Sono questioni di lana caprina, poiché nel lessico manageriale sono termini convergenti. In generale, si tratta di quei fattore messi in campo da un’azienda per compensare le proprie azioni e il loro impatto su società e ambiente.

In particolare, la corporate sustainibility ha un approccio sistemico in cui le risorse naturali sono parte del contesto. Un esempio, estremo: se scomparissero le api, che svolgono un lavoro gratuito, l’intero sistema agricolo collasserebbe.
 

Quindi la corporate sustainibility come strategia di impresa?

La corporate sustainibility oggi ha una centralità strategica per l’azienda, che va dalla minimizzazione degli impatti delle attività produttive (aria, acqua, rifiuti) a opportunità di differenziare i prodotti.

Patagonia, Illy, Barilla, per citare alcuni marchi, usano la sostenibilità come strumento per integrare la loro offerta sul mercato: d’altronde i millenials sono più attenti a questi aspetti.

Clima, parità di genere diventano criteri di brand activism ma anche di merger acquistition: oggi un’impresa A non può comprare un’impresa B se quest’ultima non dovesse rispettare criteri di sostenibilità. Chi oggi può comprare l’Ilva?

Oppure, un altro esempio: quando Bayer ha comprato Monsanto forse ha sottostimato le conseguenze di portarsi in casa un soggetto che nel contesto etico è valutato male. I consigli di amministrazione quindi scelgono anche in base a questi criteri e la sostenibilità, oggi, fa parte della due diligence, fa parte delle strategie aziendali.
 

Possiamo dire che consumatori più attenti alla sostenibilità orientano le strategie aziendali?

Sì, sono i consumatori giovani e attenti, che stressano la ricerca dell’autenticità -magari a volte in modo un po’ naive- però sono questi i consumatori che hanno creato l’effetto Greta. Se oggi non stanno ancora impattano sulla domanda, lo faranno tra poco.

Ma c’è un altro driver che guida le strategie aziendali ed è la comunità finanziaria. Il clima ha cominciato a far pagare il conto alle imprese e agli azionisti, quindi chi gestisce fondi esposti al riscaldamento globale (per esempio quelli relativi ai combustibili fossili) sta cambiando direzione.

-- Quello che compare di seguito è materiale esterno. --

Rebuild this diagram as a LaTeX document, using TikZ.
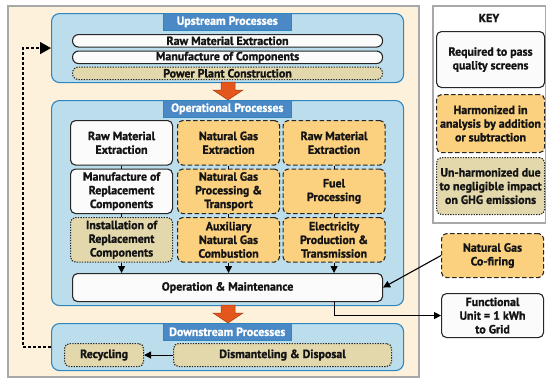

Vedi la Orstend, piccola multinazionale danese nel campo delle energie rinnovabili che oggi capitalizza in borsa più di Shell. Quelli che sono stati dei colossi fino al giorno prima possono smetterlo di esserlo da un giorno all’altro.
 

Infatti, il mondo finanziario di oggi si basa su criteri ESG, ovvero Environment, Social and Governance, non è così?

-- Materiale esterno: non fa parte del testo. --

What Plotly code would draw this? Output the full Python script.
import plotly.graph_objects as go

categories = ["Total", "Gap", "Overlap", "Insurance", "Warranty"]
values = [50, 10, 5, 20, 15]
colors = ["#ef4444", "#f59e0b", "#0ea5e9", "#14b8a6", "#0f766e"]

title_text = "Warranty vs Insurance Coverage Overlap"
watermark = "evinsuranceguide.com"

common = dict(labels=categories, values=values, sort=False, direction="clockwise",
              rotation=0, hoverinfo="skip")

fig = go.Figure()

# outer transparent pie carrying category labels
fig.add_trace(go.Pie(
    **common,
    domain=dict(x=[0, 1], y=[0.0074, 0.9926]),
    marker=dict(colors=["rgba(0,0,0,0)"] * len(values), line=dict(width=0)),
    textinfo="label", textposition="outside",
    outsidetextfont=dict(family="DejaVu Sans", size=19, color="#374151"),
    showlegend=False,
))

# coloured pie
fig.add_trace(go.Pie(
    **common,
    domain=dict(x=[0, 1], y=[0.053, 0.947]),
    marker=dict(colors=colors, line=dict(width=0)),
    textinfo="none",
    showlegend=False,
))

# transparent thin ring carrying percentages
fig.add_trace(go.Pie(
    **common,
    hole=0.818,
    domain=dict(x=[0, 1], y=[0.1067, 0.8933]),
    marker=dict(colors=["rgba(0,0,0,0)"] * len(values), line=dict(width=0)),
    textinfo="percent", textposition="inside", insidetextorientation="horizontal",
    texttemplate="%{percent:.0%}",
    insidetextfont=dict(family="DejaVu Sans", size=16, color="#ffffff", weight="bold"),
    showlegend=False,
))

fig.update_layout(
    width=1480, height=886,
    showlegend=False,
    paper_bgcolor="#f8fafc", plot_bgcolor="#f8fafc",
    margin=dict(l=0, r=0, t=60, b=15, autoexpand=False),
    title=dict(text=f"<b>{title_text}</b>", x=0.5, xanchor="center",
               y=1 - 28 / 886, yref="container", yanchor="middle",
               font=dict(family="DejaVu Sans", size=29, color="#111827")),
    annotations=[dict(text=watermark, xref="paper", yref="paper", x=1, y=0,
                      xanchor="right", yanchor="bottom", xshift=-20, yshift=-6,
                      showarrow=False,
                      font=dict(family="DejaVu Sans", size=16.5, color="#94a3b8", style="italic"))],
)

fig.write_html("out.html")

Il label ESG rating  diventa un fattore di valutazione cruciale. Moody’s, per citare un istituto di rating, valuta anche in base ai temi di diversity, inclusion, diritti umani, eccetera.

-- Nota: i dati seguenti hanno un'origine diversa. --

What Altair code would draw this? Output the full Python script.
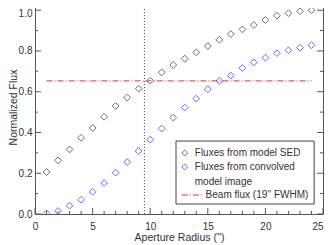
import altair as alt
import pandas as pd

# ---- data ----
radius = list(range(1, 25))
sed_flux = [0.206, 0.263, 0.317, 0.374, 0.422, 0.477, 0.530, 0.571, 0.615, 0.654,
            0.695, 0.731, 0.762, 0.793, 0.824, 0.855, 0.883, 0.906, 0.927, 0.952,
            0.973, 0.985, 0.995, 1.000]
conv_flux = [0.003, 0.015, 0.041, 0.070, 0.109, 0.152, 0.203, 0.255, 0.309, 0.365,
             0.419, 0.473, 0.522, 0.566, 0.612, 0.653, 0.679, 0.716, 0.744, 0.767,
             0.789, 0.803, 0.816, 0.828]
beam_flux = 0.653
beam_x = [1, 24]
beam_radius = 9.5

x_major = [0, 5, 10, 15, 20, 25]
x_minor = [v for v in range(0, 26) if v % 5 != 0]
y_major = [0.0, 0.2, 0.4, 0.6, 0.8, 1.0]
y_minor = [0.1, 0.3, 0.5, 0.7, 0.9]

legend_labels = ["Fluxes from model SED", "Fluxes from convolved", "model image",
                 "Beam flux (19'' FWHM)"]

# ---- layout ----
W, H = 288, 214
FONT = "Liberation Sans"
TXT = "#333333"
FRAME = "#555555"
BLACK = "#333333"
BLUE = "#2a2aff"
RED = "#e03030"

xscale = alt.Scale(domain=[0, 25], nice=False, zero=False)
yscale = alt.Scale(domain=[0, 1.05], nice=False, zero=False)

xaxis = alt.Axis(values=x_major, ticks=False, domain=False, grid=False,
                 labelFont=FONT, labelFontSize=10, labelColor=TXT, labelPadding=7,
                 labelAlign=alt.ExprRef(expr="datum.value >= 25 ? 'right' : 'center'"),
                 title="Aperture Radius ('')", titleFont=FONT, titleFontSize=10.5,
                 titleFontWeight="normal", titleColor=TXT, titleY=23,
                 titleBaseline="middle")
yaxis = alt.Axis(values=y_major, format=".1f", ticks=False, domain=False, grid=False,
                 labelFont=FONT, labelFontSize=10, labelColor=TXT, labelPadding=3,
                 labelOffset={"condition": {"test": "datum.value >= 1", "value": 3}, "value": 0},
                 title="Normalized Flux", titleFont=FONT, titleFontSize=10.5,
                 titleFontWeight="normal", titleColor=TXT, titleX=-22, titleY=107,
                 titleAngle=-90, titleAlign="center", titleBaseline="middle")


def X(field):
    return alt.X(field, scale=xscale, axis=xaxis)


def Y(field):
    return alt.Y(field, scale=yscale, axis=yaxis)


pts = pd.DataFrame({"r": radius * 2,
                    "f": sed_flux + conv_flux,
                    "s": ["sed"] * len(radius) + ["conv"] * len(radius)})

colour = alt.Scale(domain=["sed", "conv"], range=[BLACK, BLUE])

points = alt.Chart(pts).mark_point(shape="diamond", size=46, filled=False,
                                   strokeWidth=1, clip=True).encode(
    x=X("r:Q"), y=Y("f:Q"),
    color=alt.Color("s:N", scale=colour, legend=None),
)

vline = alt.Chart(pd.DataFrame({"r": [beam_radius]})).mark_rule(
    color="#444444", strokeDash=[1, 2], strokeWidth=1).encode(x=X("r:Q"))

hline = alt.Chart(pd.DataFrame({"r": [beam_x[0]], "r2": [beam_x[1]], "f": [beam_flux]})).mark_rule(
    color=RED, strokeDash=[6, 2, 1, 2], strokeWidth=1).encode(
    x=X("r:Q"), x2="r2:Q", y=Y("f:Q"))


# inward ticks on all four sides
def xticks(vals, length):
    d = pd.DataFrame({"r": vals})
    b = alt.Chart(d).mark_rule(color=FRAME, strokeWidth=1).encode(
        x=X("r:Q"), y=alt.value(H), y2=alt.value(H - length))
    t = alt.Chart(d).mark_rule(color=FRAME, strokeWidth=1).encode(
        x=X("r:Q"), y=alt.value(0), y2=alt.value(length))
    return [b, t]


def yticks(vals, length):
    d = pd.DataFrame({"f": vals})
    l = alt.Chart(d).mark_rule(color=FRAME, strokeWidth=1).encode(
        y=Y("f:Q"), x=alt.value(0), x2=alt.value(length))
    r = alt.Chart(d).mark_rule(color=FRAME, strokeWidth=1).encode(
        y=Y("f:Q"), x=alt.value(W), x2=alt.value(W - length))
    return [l, r]


ticks = xticks(x_major, 6) + xticks(x_minor, 3) + yticks(y_major, 6) + yticks(y_minor, 3)

# legend drawn in data coordinates
LX0, LX1, LY0, LY1 = 12.24, 24.23, 0.049, 0.358
box = alt.Chart(pd.DataFrame({"r": [LX0], "r2": [LX1], "f": [LY0], "f2": [LY1]})).mark_rect(
    fill=None, stroke="#444444", strokeWidth=1).encode(
    x=X("r:Q"), x2="r2:Q", y=Y("f:Q"), y2="f2:Q")

leg_y = [0.299, 0.231, 0.159, 0.093]
leg_tx = [13.87, 13.87, 13.87, 14.81]
leg_text = alt.Chart(pd.DataFrame({"r": leg_tx, "f": leg_y, "t": legend_labels})).mark_text(
    align="left", baseline="middle", font=FONT, fontSize=10, color=TXT).encode(
    x=X("r:Q"), y=Y("f:Q"), text="t:N")

leg_sym = alt.Chart(pd.DataFrame({"r": [13.0, 13.0], "f": leg_y[:2], "s": ["sed", "conv"]})).mark_point(
    shape="diamond", size=34, filled=False, strokeWidth=1).encode(
    x=X("r:Q"), y=Y("f:Q"),
    color=alt.Color("s:N", scale=colour, legend=None))

leg_line = alt.Chart(pd.DataFrame({"r": [12.74], "r2": [14.47], "f": [leg_y[3]]})).mark_rule(
    color=RED, strokeDash=[6, 2, 1, 2], strokeWidth=1).encode(
    x=X("r:Q"), x2="r2:Q", y=Y("f:Q"))

chart = alt.layer(points, vline, hline, *ticks, box, leg_text, leg_sym, leg_line).properties(
    width=W, height=H,
    autosize=alt.AutoSizeParams(type="none"),
    padding={"left": 27, "top": -8, "right": 1, "bottom": 31},
    background="white",
).configure_view(stroke=FRAME, strokeWidth=1)

chart.save("out.html", embed_options={"renderer": "svg", "actions": False})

Tutti questi elementi associati ai temi ambientali sono criteri di selezione. ESG è la nuova dimensione con cui si misura la performance dell’impresa. Quelle gestite meglio hanno ESG migliori e sono anche quelle con performance finanziarie migliori. Ormai su questo non c’è più discussione.

Si può fare buona o cattiva gestione: in Italia il tema della sostenibilità viene cavalcato bene ma c’è ancora da fare. Se prendiamo le società quotate, prendiamo l’esempio di Enel: questa società ha fatto un ottimo lavoro di decarbonizzazione negli anni fino a diventare un benchmark mondiale.

Mentre se guardiamo al mondo delle Pmi, diciamo a grandi linee che un 30% ha saputo sfruttare la sostenibilità e generare produttività, vuoi sfruttando le tipicità italiane, vuoi facendo innovazione. Poi c’è un altro 30% che resiste in maniera conservativa e la parte restante che è ancora in difficoltà.
 

Qual è, secondo lei, il prossimo tema che si affermerà, dopo la (o parallelamente alla) sostenibilità?

Sarà il tema delle tasse, di cui si sta iniziando a parlare di recente. Non parliamo solo di corruzione ma di responsabilità di impresa in generale. Ci vorrà un po' perché ambiente e diritti umani non erano argomenti propri delle imprese, quindi era più facile inglobarli.

La questione della tassazione invece fa già parte della cultura d’impresa e quindi si conoscono bene le regole del gioco. È un cambio epocale e prima di oggi non c’è mai stata un’associazione tra tasse e ambiente.

Ma adesso siamo arrivati a questo punto. La responsabilità di impresa ha prima inglobato le questioni sociali, poi l’ambiente e adesso è arrivata al tema dell’elusione.